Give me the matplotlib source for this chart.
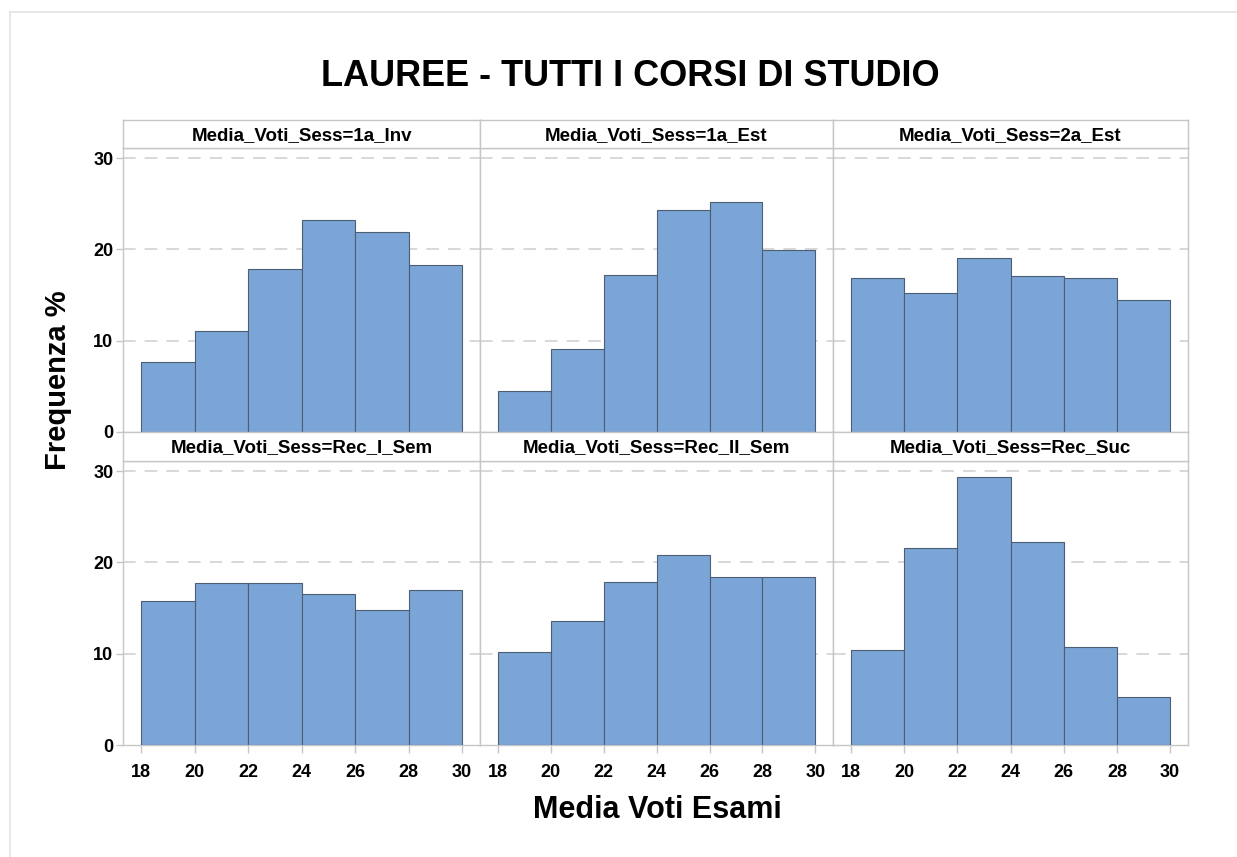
import matplotlib
matplotlib.use('Agg')
import matplotlib.pyplot as plt
from matplotlib.patches import Rectangle
import numpy as np

# bin edges of the histograms (Media Voti Esami)
BIN_EDGES = [18, 20, 22, 24, 26, 28, 30]

PANEL_NAMES = ['1a_Inv', '1a_Est', '2a_Est', 'Rec_I_Sem', 'Rec_II_Sem', 'Rec_Suc']

# frequenza % per bin
FREQ_1A_INV = [7.7, 11.1, 17.8, 23.2, 21.9, 18.3]
FREQ_1A_EST = [4.5, 9.1, 17.2, 24.3, 25.2, 19.9]
FREQ_2A_EST = [16.9, 15.2, 19.1, 17.1, 16.9, 14.5]
FREQ_REC_I_SEM = [15.8, 17.7, 17.7, 16.5, 14.8, 17.0]
FREQ_REC_II_SEM = [10.2, 13.6, 17.9, 20.8, 18.4, 18.4]
FREQ_REC_SUC = [10.4, 21.6, 29.3, 22.2, 10.7, 5.3]

Y_TICKS = [0, 10, 20, 30]
X_TICKS = [18, 20, 22, 24, 26, 28, 30]

W, H = 1237, 857
BAR_COLOR = '#7ba4d7'
EDGE_COLOR = '#4d5d72'
FRAME_COLOR = '#c6c6c6'
GRID_COLOR = '#d6d6d6'

FONT = ['Liberation Sans', 'DejaVu Sans']


def px_box(x0, y0, x1, y1):
    # pixel box (top-left origin) -> figure fraction [l, b, w, h]
    return [x0 / W, 1 - y1 / H, (x1 - x0) / W, (y1 - y0) / H]


def main():
    data = [FREQ_1A_INV, FREQ_1A_EST, FREQ_2A_EST,
            FREQ_REC_I_SEM, FREQ_REC_II_SEM, FREQ_REC_SUC]

    fig = plt.figure(figsize=(W / 100, H / 100), dpi=100)
    fig.patches.append(Rectangle((10 / W, -0.1), 1.2, 1.1 - 12 / H, transform=fig.transFigure,
                                 fill=False, edgecolor='#e3e3e3', lw=1.2))

    cols = [(123, 480), (480, 833), (833, 1188)]
    rows = [(120, 148, 432), (432, 461, 745)]

    for i, vals in enumerate(data):
        r, c = divmod(i, 3)
        x0, x1 = cols[c]
        s0, p0, p1 = rows[r]

        ax = fig.add_axes(px_box(x0, p0, x1, p1))
        ax.bar(BIN_EDGES[:-1], vals, width=np.diff(BIN_EDGES), align='edge',
               color=BAR_COLOR, edgecolor=EDGE_COLOR, linewidth=0.8, zorder=3)
        ax.set_xlim(17.32, 30.67)
        ax.set_ylim(0, 31.1)
        for yv in Y_TICKS[1:]:
            ax.axhline(yv, color=GRID_COLOR, lw=1.3, dashes=(7, 5), zorder=1)
        for sp in ax.spines.values():
            sp.set_color(FRAME_COLOR)
            sp.set_linewidth(1)

        ax.set_yticks(Y_TICKS)
        ax.tick_params(axis='y', length=5, width=1, color=FRAME_COLOR, pad=2,
                       labelleft=(c == 0))
        if c != 0:
            ax.tick_params(axis='y', length=0)
        for lab in ax.get_yticklabels():
            lab.set_fontfamily(FONT)
            lab.set_fontweight('bold')
            lab.set_fontsize(13)

        ax.set_xticks(X_TICKS)
        ax.tick_params(axis='x', length=6, width=1, color=FRAME_COLOR, pad=8,
                       labelbottom=(r == 1))
        if r == 0:
            ax.tick_params(axis='x', length=0)
        for lab in ax.get_xticklabels():
            lab.set_fontfamily(FONT)
            lab.set_fontweight('bold')
            lab.set_fontsize(13)

        # strip header
        st = fig.add_axes(px_box(x0, s0, x1, p0))
        st.set_xticks([])
        st.set_yticks([])
        for sp in st.spines.values():
            sp.set_color(FRAME_COLOR)
            sp.set_linewidth(1)
        st.text(0.5, 0.45, 'Media_Voti_Sess=' + PANEL_NAMES[i], ha='center', va='center',
                fontsize=13.5, fontweight='bold', family=FONT, transform=st.transAxes)

    fig.text(630 / W, 1 - 77 / H, 'LAUREE - TUTTI I CORSI DI STUDIO', ha='center', va='center',
             fontsize=26, fontweight='bold', family=FONT)
    fig.text(657 / W, 1 - 810 / H, 'Media Voti Esami', ha='center', va='center',
             fontsize=22, fontweight='bold', family=FONT)
    fig.text(58 / W, 1 - 380 / H, 'Frequenza %', ha='center', va='center', rotation=90,
             fontsize=21, fontweight='bold', family=FONT)

    fig.savefig('out.png', dpi=100)


if __name__ == '__main__':
    main()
....
▸ **INSTRUCTIONS FOR THE TASK**
Isolate the lines that hold the word "matplotlib" and copy all of them.

▸ **WRITTEN RESPONSE**
Give me the matplotlib source for this chart.
import matplotlib
matplotlib.use('Agg')
import matplotlib.pyplot as plt
from matplotlib.patches import Rectangle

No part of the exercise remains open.